After 2 MRI’s on Monday and seeing a specialist yesterday, I am just numb. I feel like no one is listening to what I say. The medical doctor’s for the most part just pick me apart. I am more than just a brain, an arm, a spine, a knee, etc… I am a person.
Somehow the mental health profession gets this. The doctor’s who treat my Fibro and Pain get this. The specialists are a whole different story.
Yesterday, was another day where I was told, yes I see something, yet that cannot be the cause of your problems. The doctor did not even know what PTSD was. In today’s world and as a specialist who treats bone issues, I would think that he would have known.
That should have been my first clue to run like hell out of the office. Unfortunately, he is not the first or the last doctor that just does not get it and he never will. That doctor will retire in a few years and believe that he did his best, which he probably has.
For me, I want to advocate. I do not want to sit back and let patients be mistreated or unheard. If these illnesses did not exist than no one would have the symptoms, yet there are many people on here and those that I have met in life that have the same symptoms. It seems like if it does not have a name than it does not exist in the medical world.
So today, I am just numb. I do not know how to feel about all of this, yet I know that I want things to change and the only way that things change is for people to speak up.
I know that my pain is real. My back hurts, me legs hurt, my knees give out. I use a cane and if I do not I am even more unstable.

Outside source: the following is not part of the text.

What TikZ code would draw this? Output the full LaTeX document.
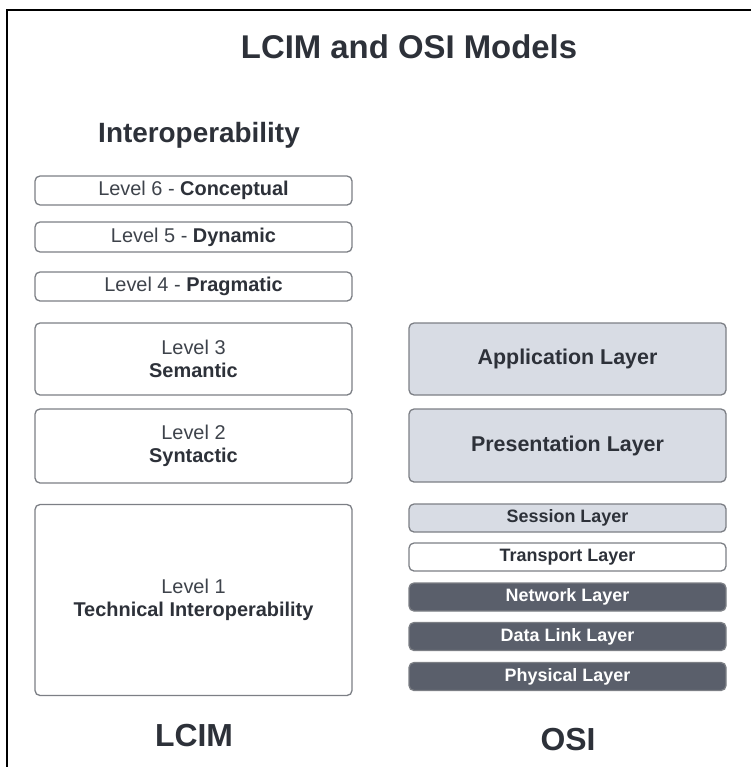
\documentclass[tikz,border=0pt]{standalone}
\usepackage{fontspec}
\setmainfont{Liberation Sans}
\definecolor{inkdark}{HTML}{2D3139}
\definecolor{inkgray}{HTML}{3E434B}
\definecolor{boxline}{HTML}{7C7F85}
\definecolor{osilight}{HTML}{D8DCE4}
\definecolor{osidark}{HTML}{5A5F6B}

\begin{document}
\begin{tikzpicture}[x=1bp,y=-1bp]
        \tikzstyle{every node}=[font=\fontsize{20}{23}\selectfont, text=inkgray, align=center, inner sep=0pt]
        \tikzstyle{lvlbox}=[draw=boxline, line width=1.3bp, rounded corners=5bp, fill=white, minimum width=317bp]
        \tikzstyle{osibox}=[lvlbox, font=\fontsize{18}{21}\selectfont\bfseries, text=inkdark]
        \tikzstyle{osibig}=[osibox, font=\fontsize{21.5}{24}\selectfont\bfseries]
        \tikzstyle{heading}=[text=inkdark, font=\fontsize{32}{36}\selectfont\bfseries]

        \useasboundingbox (0,0) rectangle (751,767);
        % frame
        \draw[line width=2.5bp] (7,767) -- (7,10) -- (751,10);

        \node[heading, font=\fontsize{33}{36}\selectfont\bfseries] (title) at (409,47) {LCIM and OSI Models};
        \node[heading, font=\fontsize{28}{32}\selectfont\bfseries] (interop) at (199,135) {Interoperability};

        % LCIM levels
        \node[lvlbox, minimum height=29bp] (lvl6) at (193.5,190.5) {Level 6 - \textbf{\color{inkdark}Conceptual}};
        \node[lvlbox, minimum height=30bp] (lvl5) at (193.5,237) {Level 5 - \textbf{\color{inkdark}Dynamic}};
        \node[lvlbox, minimum height=29bp] (lvl4) at (193.5,286.5) {Level 4 - \textbf{\color{inkdark}Pragmatic}};
        \node[lvlbox, minimum height=72bp] (lvl3) at (193.5,359) {Level 3\\\textbf{\color{inkdark}Semantic}};
        \node[lvlbox, minimum height=74bp] (lvl2) at (193.5,446) {Level 2\\\textbf{\color{inkdark}Syntactic}};
        \node[lvlbox, minimum height=191bp] (lvl1) at (193.5,600) {Level 1\\\textbf{\color{inkdark}Technical Interoperability}};

        % OSI layers
        \node[osibig, fill=osilight, minimum height=72bp] (app) at (567.5,359) {Application Layer};
        \node[osibig, fill=osilight, minimum height=73bp] (pres) at (567.5,445.5) {Presentation Layer};
        \node[osibox, fill=osilight, minimum height=28bp] (sess) at (567.5,518) {Session Layer};
        \node[osibox, minimum height=28bp] (trans) at (567.5,557) {Transport Layer};
        \node[osibox, fill=osidark, text=white, minimum height=28bp] (net) at (567.5,597) {Network Layer};
        \node[osibox, fill=osidark, text=white, minimum height=28bp] (dlink) at (567.5,636.5) {Data Link Layer};
        \node[osibox, fill=osidark, text=white, minimum height=28bp] (phys) at (567.5,676.5) {Physical Layer};

        \node[heading] (lcim) at (194,736) {LCIM};
        \node[heading] (osi) at (568,740) {OSI};
    \end{tikzpicture}
\end{document}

Yesterday was another bump in a very long road. I am lucky to have the doctors that I do. Doctors that believe and treat what I have rather than telling me it is all in my head. I wish that everyone was so lucky.
So today, I will listen to some music and maybe do some journaling. Yesterday, after that horrible doctor’s adventure, I took a ride to a local park and watched the water. I saw and oriole and a cardinal. Two birds that I have not seen in a very long time. It made me feel like things would be ok. Maybe I should take a ride to that park more often?